### EXERCISE DESCRIPTION
Pictures stay out of this copy, which runs from the first line of the material through the line containing "BOLD = ['Open Sans', 'DejaVu Sans']".

Begin

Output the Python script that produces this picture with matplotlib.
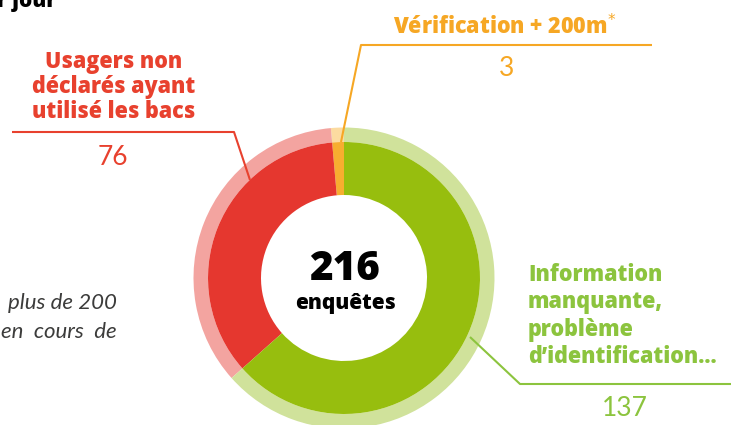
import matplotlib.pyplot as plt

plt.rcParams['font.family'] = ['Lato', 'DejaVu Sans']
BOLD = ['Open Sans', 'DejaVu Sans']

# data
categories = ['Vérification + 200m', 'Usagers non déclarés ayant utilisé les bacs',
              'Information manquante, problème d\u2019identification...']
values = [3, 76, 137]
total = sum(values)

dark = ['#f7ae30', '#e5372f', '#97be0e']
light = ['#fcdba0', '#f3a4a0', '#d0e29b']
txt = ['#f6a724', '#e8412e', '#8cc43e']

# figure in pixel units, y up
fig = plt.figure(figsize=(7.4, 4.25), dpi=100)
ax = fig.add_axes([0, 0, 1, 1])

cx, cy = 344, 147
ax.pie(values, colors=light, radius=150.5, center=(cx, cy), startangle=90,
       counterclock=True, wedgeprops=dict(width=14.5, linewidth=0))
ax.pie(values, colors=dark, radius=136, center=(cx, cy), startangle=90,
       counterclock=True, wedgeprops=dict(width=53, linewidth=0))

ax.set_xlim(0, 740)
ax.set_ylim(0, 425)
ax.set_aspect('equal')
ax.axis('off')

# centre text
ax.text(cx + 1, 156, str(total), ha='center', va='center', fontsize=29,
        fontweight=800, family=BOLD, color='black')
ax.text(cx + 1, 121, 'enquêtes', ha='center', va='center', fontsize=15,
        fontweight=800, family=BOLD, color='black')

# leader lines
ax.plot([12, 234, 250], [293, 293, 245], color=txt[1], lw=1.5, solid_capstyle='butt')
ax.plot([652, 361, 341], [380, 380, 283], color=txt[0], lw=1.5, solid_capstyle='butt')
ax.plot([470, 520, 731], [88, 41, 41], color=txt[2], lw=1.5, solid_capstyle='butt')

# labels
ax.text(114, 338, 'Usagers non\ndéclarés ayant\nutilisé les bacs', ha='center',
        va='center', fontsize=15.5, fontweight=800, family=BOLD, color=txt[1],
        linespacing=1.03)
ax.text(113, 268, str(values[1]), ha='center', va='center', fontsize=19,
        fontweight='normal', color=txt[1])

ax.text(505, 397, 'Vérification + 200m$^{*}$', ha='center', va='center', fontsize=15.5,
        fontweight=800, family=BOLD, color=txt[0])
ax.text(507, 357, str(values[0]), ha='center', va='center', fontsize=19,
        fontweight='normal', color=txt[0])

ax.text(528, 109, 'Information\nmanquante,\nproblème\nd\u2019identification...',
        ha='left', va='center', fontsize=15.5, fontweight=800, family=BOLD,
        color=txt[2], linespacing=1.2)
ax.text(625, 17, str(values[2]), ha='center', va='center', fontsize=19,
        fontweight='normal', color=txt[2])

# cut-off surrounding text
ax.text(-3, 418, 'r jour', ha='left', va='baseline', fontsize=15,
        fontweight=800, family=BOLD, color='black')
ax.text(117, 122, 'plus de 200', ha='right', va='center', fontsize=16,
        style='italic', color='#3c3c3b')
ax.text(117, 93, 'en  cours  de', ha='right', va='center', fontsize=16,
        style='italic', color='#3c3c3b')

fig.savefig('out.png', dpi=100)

End

### TASK ANSWER
Output the Python script that produces this picture with matplotlib.
import matplotlib.pyplot as plt

plt.rcParams['font.family'] = ['Lato', 'DejaVu Sans']
BOLD = ['Open Sans', 'DejaVu Sans']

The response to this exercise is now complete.